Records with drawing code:
>> Start

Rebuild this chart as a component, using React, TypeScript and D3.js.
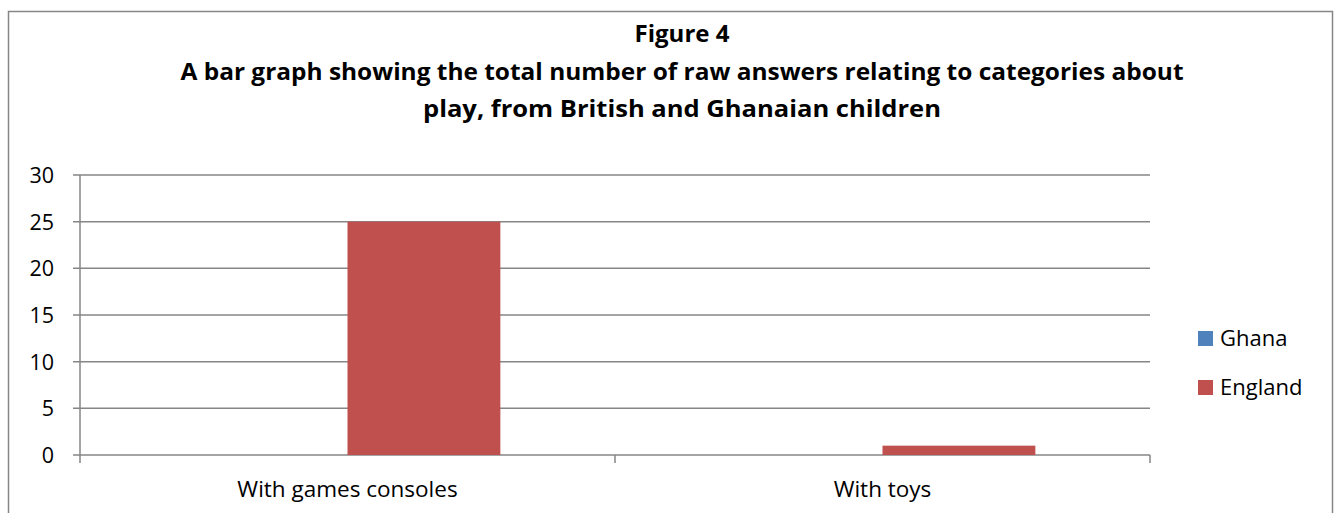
import React from "react";
import * as d3 from "d3";

const categories = ["With games consoles", "With toys"];
const seriesNames = ["Ghana", "England"];
const ghanaValues = [0, 0];
const englandValues = [25, 1];
const yTicks = [0, 5, 10, 15, 20, 25, 30];
const titleLines = [
  "Figure 4",
  "A bar graph showing the total number of raw answers relating to categories about",
  "play, from British and Ghanaian children",
];
const colors = ["#4F81BD", "#C0504D"];

export default function App() {
  const W = 1337, H = 513;
  const left = 80, right = 1150, top = 175, bottom = 455;
  const x0 = d3.scaleBand<string>().domain(categories).range([left, right]).paddingInner(0).paddingOuter(0);
  const bw = x0.bandwidth();
  const barW = bw / (2 + 1.5);
  const groupOffset = (bw - 2 * barW) / 2;
  const y = d3.scaleLinear().domain([0, 30]).range([bottom, top]);
  const series = [ghanaValues, englandValues];
  const font = "'Open Sans', sans-serif";
  const grid = "#868686";
  const titleLens = [95, 1003, 518];
  return (
    <svg width={W} height={H} style={{ position: "absolute", left: 0, top: 0 }}>
      <rect x={0} y={0} width={W} height={H} fill="#fff" />
      <rect x={8.5} y={11.5} width={1324} height={520} fill="#fff" stroke="#868686" strokeWidth={1.5} />
      {titleLines.map((t, i) => (
        <text key={i} x={682} y={42 + i * 37.5} textAnchor="middle" fontFamily={font} fontWeight="bold" fontSize={23} fill="#000"
          textLength={titleLens[i]} lengthAdjust="spacingAndGlyphs">
          {t}
        </text>
      ))}
      {yTicks.map((t) => (
        <g key={t}>
          <line x1={left - 7} x2={right} y1={y(t)} y2={y(t)} stroke={grid} strokeWidth={1.5} />
          <text x={54} y={y(t) + 8} textAnchor="end" fontFamily={font} fontSize={21.5} fill="#000">{t}</text>
        </g>
      ))}
      <line x1={left} x2={left} y1={top} y2={bottom} stroke={grid} strokeWidth={1.5} />
      {[left, ...categories.map((c) => (x0(c) as number) + bw)].map((xv, i) => (
        <line key={i} x1={xv} x2={xv} y1={bottom} y2={bottom + 8} stroke={grid} strokeWidth={1.5} />
      ))}
      {categories.map((c, ci) => (
        <g key={c}>
          {series.map((vals, si) => {
            const bx = (x0(c) as number) + groupOffset + si * barW;
            return vals[ci] > 0 ? (
              <rect key={si} x={bx} y={y(vals[ci])} width={barW} height={y(0) - y(vals[ci])} fill={colors[si]} />
            ) : null;
          })}
          <text x={(x0(c) as number) + bw / 2} y={497} textAnchor="middle" fontFamily={font} fontSize={22.5} fill="#000">{c}</text>
        </g>
      ))}
      {seriesNames.map((s, i) => (
        <g key={s}>
          <rect x={1198} y={331 + i * 49} width={15} height={15} fill={colors[i]} />
          <text x={1220} y={346 + i * 49} fontFamily={font} fontSize={22} fill="#000">{s}</text>
        </g>
      ))}
    </svg>
  );
}
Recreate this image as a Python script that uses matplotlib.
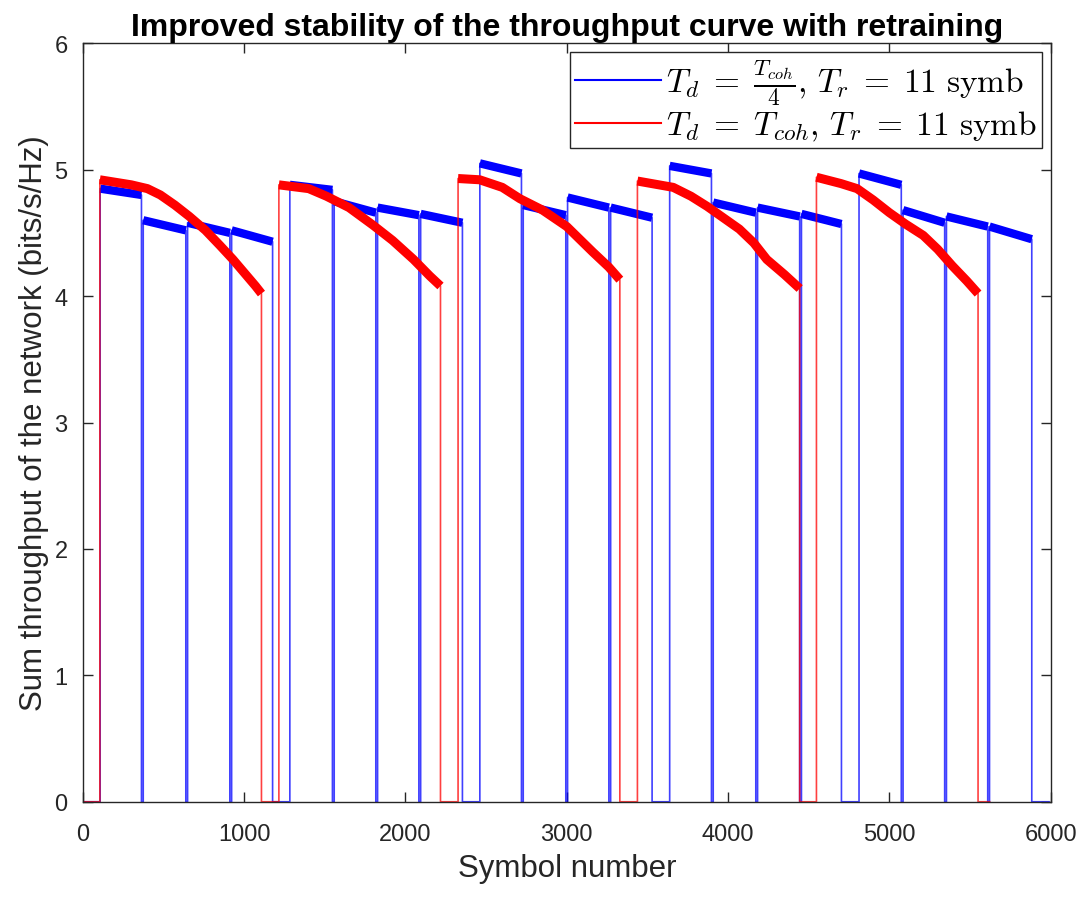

>> End

● **Exercise instructions**: Write out every line from the entries where "this" appears.

● **Problem solution**:
Rebuild this chart as a component, using React, TypeScript and D3.js.
Recreate this image as a Python script that uses matplotlib.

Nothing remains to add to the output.